We adapted things here and there, also for locations. There are a lot of layers of truth there, and we tried to stick to the source material as closely as we could. At the same time [the book] is a pure factual report. It’s a journalistic report of how this story came about. And the film adds what’s left unwritten, the silence between the words, the doubts, the feelings and the emotion. And of course there you step away from factual realness and it becomes interpretation and creation and atmosphere.
And, yes, I felt I very much had that freedom. But the journalists were involved. It’s a very unusual collaboration [with them and] also the survivors. All these testimonies are the wording of the very people. They were shown scenes, we had people from the New York Times helping us in all these details, Megan and Jodi being so generously tireless in the dialogue with us. It was an ongoing dialogue which was extensive, beautiful, sometimes overwhelming. But I think we agreed, at the core, it was about portraying what’s there and not overdramatizing. And not focusing too much on the entertainment pressure. That’s how we generally maybe approached it.
Prince-Bythewood: Talking about the truth, can you talk about how you have Ashley Judd in there too?
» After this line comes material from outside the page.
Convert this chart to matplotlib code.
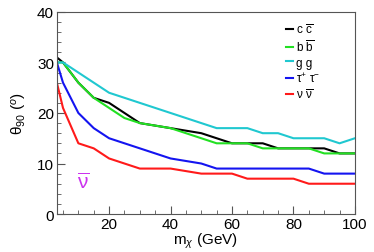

Her involvement, was she there from the beginning, or was it like you had to get that yes?
Schrader: She was talking on stage at the New York Film Festival, and she said it was very easy for her and she had wanted to do that. It’s almost like in the theater you pull down the fourth wall. She’s playing herself; she’s telling her story. And that is also taking ownership of, “This is the way I want to portray myself and how I lived through that and I want to contribute to this whole project.”
Q: Jordan, you wrote “Nope” with Keke Palmer and Daniel Kaluuya in mind. What was it about them that made them right for this project?
Peele: They’re just two of the best actors I’ve ever seen. And yet I did feel like I had characters for them that would be my favorite characters to see them portray. Both Daniel’s character, OJ, and Keke’s character, Emerald, sort of represent two sides of myself in a way. There’s the guy that sort of is afraid of attention, that sort of wrote “Get Out” because I have a fear of too much attention. And then there’s the Keke version, there’s the “Key and Peele” me that wants nothing more than to dress up in prosthetics and dance in front of the world. And so I’m just kind of a dualistic character, and I think if you put them together, that’s, like, my ideal self.